**What is asked**
Count lines with the string "script" in them. State the number alone.

_ _ _

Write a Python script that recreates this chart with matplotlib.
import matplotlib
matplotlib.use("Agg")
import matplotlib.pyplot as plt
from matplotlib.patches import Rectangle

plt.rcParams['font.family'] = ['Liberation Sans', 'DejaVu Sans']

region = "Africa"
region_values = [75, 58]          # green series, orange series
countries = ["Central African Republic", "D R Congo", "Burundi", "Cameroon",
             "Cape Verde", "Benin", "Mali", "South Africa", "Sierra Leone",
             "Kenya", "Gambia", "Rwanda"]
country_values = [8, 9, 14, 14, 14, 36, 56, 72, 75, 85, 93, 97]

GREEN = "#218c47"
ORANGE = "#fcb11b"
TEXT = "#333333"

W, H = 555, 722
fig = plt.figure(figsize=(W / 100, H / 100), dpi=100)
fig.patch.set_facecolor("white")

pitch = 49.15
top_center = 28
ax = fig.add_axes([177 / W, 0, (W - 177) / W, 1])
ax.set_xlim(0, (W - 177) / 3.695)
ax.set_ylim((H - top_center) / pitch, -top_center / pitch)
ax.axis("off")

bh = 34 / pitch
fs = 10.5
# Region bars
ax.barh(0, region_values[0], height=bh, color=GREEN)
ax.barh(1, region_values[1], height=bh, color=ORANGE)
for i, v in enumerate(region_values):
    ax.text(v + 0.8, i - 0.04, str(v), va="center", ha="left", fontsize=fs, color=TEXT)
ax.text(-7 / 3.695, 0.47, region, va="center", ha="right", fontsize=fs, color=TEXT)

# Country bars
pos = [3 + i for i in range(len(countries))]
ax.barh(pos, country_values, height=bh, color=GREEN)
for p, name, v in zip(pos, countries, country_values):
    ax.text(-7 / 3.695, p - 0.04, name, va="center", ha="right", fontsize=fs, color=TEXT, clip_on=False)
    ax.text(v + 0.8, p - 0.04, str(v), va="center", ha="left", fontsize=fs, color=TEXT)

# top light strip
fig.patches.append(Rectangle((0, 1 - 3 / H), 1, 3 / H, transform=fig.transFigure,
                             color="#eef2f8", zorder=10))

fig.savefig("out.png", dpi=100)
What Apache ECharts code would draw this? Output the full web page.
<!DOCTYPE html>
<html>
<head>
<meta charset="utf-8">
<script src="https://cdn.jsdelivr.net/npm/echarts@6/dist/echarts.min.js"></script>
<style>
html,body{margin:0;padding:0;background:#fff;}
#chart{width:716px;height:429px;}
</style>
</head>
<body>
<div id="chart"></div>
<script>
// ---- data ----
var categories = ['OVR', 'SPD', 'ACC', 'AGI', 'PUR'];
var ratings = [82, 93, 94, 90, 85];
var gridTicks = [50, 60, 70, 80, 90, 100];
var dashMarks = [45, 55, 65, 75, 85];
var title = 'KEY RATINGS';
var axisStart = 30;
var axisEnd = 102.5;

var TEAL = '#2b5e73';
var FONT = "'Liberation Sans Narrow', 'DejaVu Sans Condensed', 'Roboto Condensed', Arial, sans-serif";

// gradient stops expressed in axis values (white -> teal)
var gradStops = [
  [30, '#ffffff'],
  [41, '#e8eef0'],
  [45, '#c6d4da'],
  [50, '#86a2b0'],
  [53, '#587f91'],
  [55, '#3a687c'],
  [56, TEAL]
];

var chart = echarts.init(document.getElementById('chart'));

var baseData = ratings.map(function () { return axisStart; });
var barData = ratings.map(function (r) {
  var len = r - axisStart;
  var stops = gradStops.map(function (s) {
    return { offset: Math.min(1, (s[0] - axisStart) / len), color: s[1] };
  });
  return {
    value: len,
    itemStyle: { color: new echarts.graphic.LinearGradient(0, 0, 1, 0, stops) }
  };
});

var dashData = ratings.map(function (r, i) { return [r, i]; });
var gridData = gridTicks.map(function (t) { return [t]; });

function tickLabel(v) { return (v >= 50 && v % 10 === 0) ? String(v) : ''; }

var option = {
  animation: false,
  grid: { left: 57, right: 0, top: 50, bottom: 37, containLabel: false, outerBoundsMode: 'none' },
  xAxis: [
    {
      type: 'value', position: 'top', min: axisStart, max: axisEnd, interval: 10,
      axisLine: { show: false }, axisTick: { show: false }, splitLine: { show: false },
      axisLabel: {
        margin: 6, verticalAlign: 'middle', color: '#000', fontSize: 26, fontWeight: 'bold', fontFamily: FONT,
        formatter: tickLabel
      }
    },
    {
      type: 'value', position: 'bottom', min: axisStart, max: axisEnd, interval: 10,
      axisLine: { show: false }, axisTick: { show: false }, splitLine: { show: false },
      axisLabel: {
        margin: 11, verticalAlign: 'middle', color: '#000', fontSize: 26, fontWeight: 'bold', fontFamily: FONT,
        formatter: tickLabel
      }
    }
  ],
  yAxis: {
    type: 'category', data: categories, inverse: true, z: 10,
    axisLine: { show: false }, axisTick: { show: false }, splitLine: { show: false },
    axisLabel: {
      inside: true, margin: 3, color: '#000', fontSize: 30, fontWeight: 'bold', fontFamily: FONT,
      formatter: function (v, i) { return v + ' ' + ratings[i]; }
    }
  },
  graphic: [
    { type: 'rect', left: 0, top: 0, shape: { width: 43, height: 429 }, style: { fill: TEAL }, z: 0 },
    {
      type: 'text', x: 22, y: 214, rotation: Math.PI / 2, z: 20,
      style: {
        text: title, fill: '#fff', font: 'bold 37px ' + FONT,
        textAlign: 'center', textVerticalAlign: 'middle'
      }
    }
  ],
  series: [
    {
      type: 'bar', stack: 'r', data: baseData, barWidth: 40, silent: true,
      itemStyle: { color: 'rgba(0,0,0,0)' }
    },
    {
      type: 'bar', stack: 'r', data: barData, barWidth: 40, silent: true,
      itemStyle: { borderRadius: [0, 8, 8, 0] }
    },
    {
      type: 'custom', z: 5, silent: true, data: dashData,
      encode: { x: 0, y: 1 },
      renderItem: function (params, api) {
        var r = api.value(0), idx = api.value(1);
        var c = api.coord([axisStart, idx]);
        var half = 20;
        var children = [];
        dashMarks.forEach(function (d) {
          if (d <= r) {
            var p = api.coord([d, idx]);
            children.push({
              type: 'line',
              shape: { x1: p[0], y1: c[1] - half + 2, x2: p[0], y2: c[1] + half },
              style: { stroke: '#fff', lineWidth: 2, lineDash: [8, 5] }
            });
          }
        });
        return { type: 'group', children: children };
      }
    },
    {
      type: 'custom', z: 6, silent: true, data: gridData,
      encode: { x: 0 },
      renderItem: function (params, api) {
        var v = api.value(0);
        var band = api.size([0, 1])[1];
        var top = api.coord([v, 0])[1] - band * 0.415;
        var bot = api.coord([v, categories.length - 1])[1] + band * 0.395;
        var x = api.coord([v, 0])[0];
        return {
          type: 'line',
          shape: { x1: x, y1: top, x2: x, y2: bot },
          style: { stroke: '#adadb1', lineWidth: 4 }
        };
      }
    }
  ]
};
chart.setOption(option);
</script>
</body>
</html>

_ _ _

**Task answer**
4